Qu'on nous pardonne ces souvenirs d'ancien combattant des concerts, mais nous étions présent il y a plus de trente ans pour sa première apparition parisienne, Salle Gaveau. Son professeur Tatiana Nikolaïeva avait tenu à présenter son élève aux Parisiens qui l'applaudissaient depuis peu. Dès qu'il posa ses mains pour jouer la Sonate pour deux pianos de Mozart, l'adolescent pâle comme une endive, maigrichon et timide sortit de sa gangue pour se muer en cet artiste que Paris fête encore ce soir. Tout était déjà là. Dans cette joyeuse discussion en musique, il était à l'écoute de son professeur comme elle l'était de son protégé et leur dialogue d'égal à égal se muera en un inoubliable duo d'opéra spirituel. Et l'on a toujours dans l'oreille leur Suite n° 1 de Rachmaninov et leur En blanc et noir de Debussy, comme son premier récital donné au Louvre en 1998.

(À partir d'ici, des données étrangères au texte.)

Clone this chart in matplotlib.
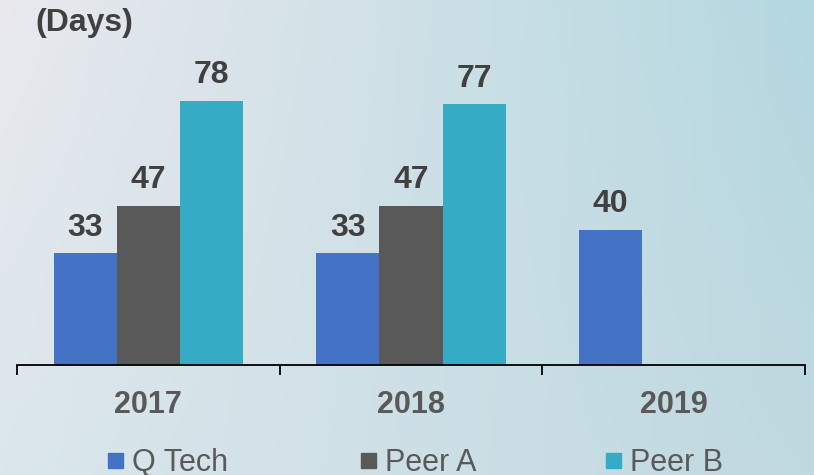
import numpy as np
import matplotlib
matplotlib.use("Agg")
import matplotlib.pyplot as plt
from matplotlib.patches import Rectangle
from matplotlib.colors import to_rgb

years = ["2017", "2018", "2019"]
series = ["Q Tech", "Peer A", "Peer B"]
q_tech = [33, 33, 40]
peer_a = [47, 47, None]
peer_b = [78, 77, None]
colors = ["#4472C4", "#595959", "#36ABC6"]

plt.rcParams["font.family"] = ["Liberation Sans", "DejaVu Sans"]

W, H = 814, 475
fig = plt.figure(figsize=(W / 100, H / 100), dpi=100)

# soft background gradient (grey-white on the left, light teal on the right)
bg = fig.add_axes([0, 0, 1, 1], zorder=-1)
tl, tr = np.array(to_rgb("#e9e9ee")), np.array(to_rgb("#b4d8e0"))
bl, br = np.array(to_rgb("#dbe7ec")), np.array(to_rgb("#c0d8e0"))
u = np.linspace(0, 1, 200)[None, :, None]
v = np.linspace(0, 1, 120)[:, None, None]
img = (1 - u) * (1 - v) * tl + u * (1 - v) * tr + (1 - u) * v * bl + u * v * br
bg.imshow(img, aspect="auto", extent=[0, 1, 0, 1], interpolation="bilinear")
bg.axis("off")

ax = fig.add_axes([17 / W, 110 / H, 788 / W, 365 / H])
ax.patch.set_alpha(0)

x = np.arange(len(years))
w = 0.24
for k, (vals, col) in enumerate(zip([q_tech, peer_a, peer_b], colors)):
    for i, val in enumerate(vals):
        if val is None:
            continue
        xi = x[i] + (k - 1) * w
        ax.bar(xi, val, width=w, color=col, linewidth=0)
        ax.annotate(str(val), (xi, val), xytext=(0, 12.6), textcoords="offset points",
                    ha="center", va="baseline", fontsize=23, fontweight="bold",
                    color="#404040")

ax.set_xlim(-0.5, 2.5)
ax.set_ylim(0, 107.8)
for s in ["top", "right", "left"]:
    ax.spines[s].set_visible(False)
ax.spines["bottom"].set_linewidth(1.3)
ax.set_yticks([])
ax.set_xticks([-0.5, 0.5, 1.5, 2.5])
ax.set_xticklabels([])
ax.tick_params(axis="x", direction="out", length=7.5, width=1.3, color="black")

for i, yr in enumerate(years):
    ax.annotate(yr, (x[i], 0), xycoords=("data", "axes fraction"), xytext=(0, -34.6),
                textcoords="offset points", ha="center", va="baseline", fontsize=22,
                fontweight="bold", color="#595959")

fig.text(35 / W, 1 - 31 / H, "(Days)", fontsize=23, fontweight="bold",
         color="#404040", va="baseline")

# legend row
leg_x = [108, 361, 606]
for lx, name, col in zip(leg_x, series, colors):
    fig.patches.append(Rectangle((lx / W, 1 - 468 / H), 15 / W, 15 / H,
                                 transform=fig.transFigure, color=col, figure=fig))
    fig.text((lx + 24) / W, 1 - 471 / H, name, fontsize=22, color="#595959",
             va="baseline")

fig.savefig("out.png", dpi=100)
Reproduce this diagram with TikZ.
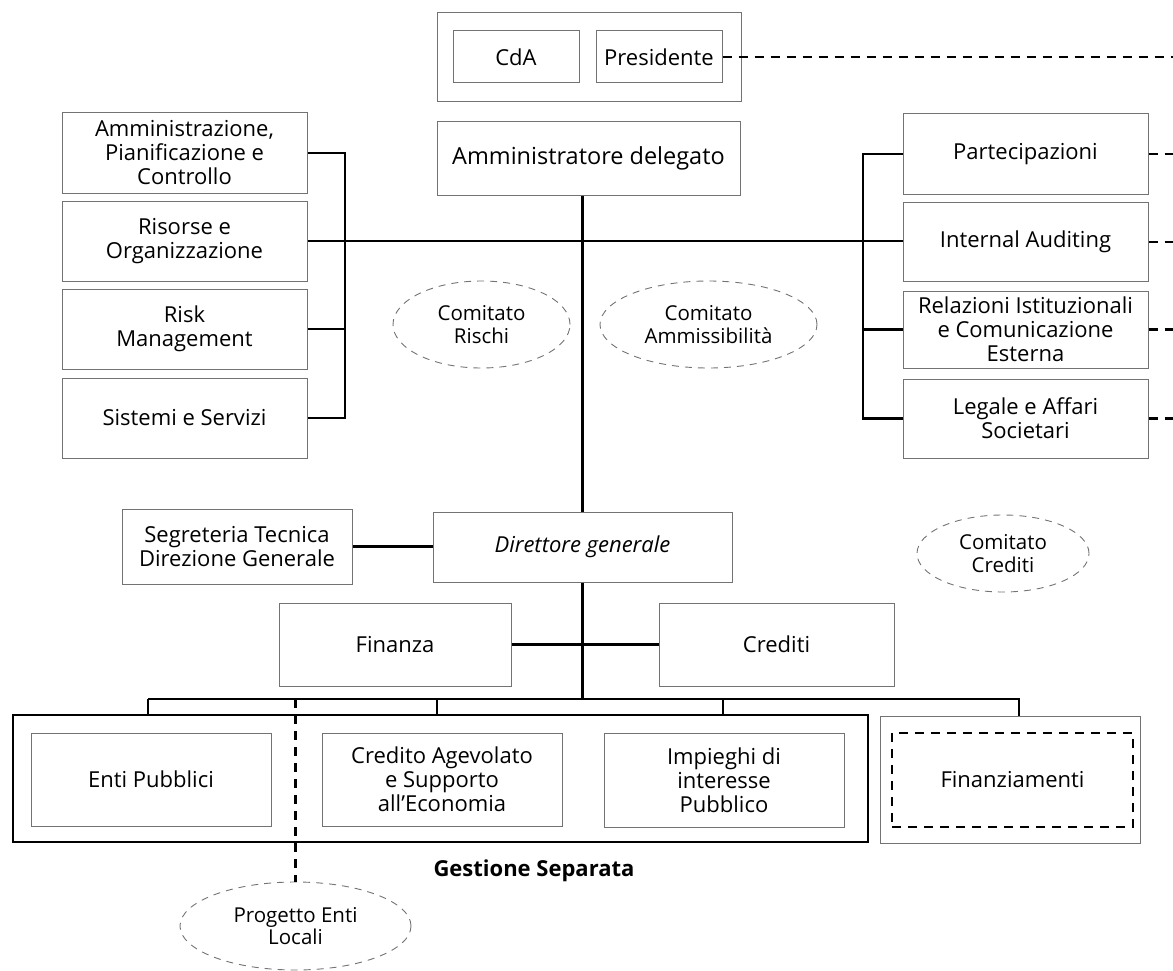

Le musicien n'a pas changé d'un iota, mais la virtuosité instinctive de la jeunesse a fait place à une science du clavier digne de celle des quelques grands anciens pianistes de l'âge d'or qui savaient la mettre au service de la musique, sans en faire un faire-valoir ou un objet sans autre but qu'être admirée pour elle-même. Lugansky est un puritain, comme Rachmaninov en était un, et sa prodigieuse maîtrise fait sonner son Steinway comme un orchestre aux couleurs vives et acérées, irisées, comme autant de pupitres d'une formation rêvée. Quand arrivent les dernières pages de la Sonate n° 2, alors que l'on est au plus fort du paroxysme expressif, d'un coup l'instrument sonne avec encore plus de largeur, plus de puissance, des graves d'une profondeur insoupçonnable qui terrassent moins l'auditeur par leur intensité sonore (sans dureté aucune) qu'ils ne l'émeuvent profondément. Tant et si bien qu'on en vient à réévaluer cette sonate si régulièrement massacrée qu'on peut légitimement craindre de l'écouter.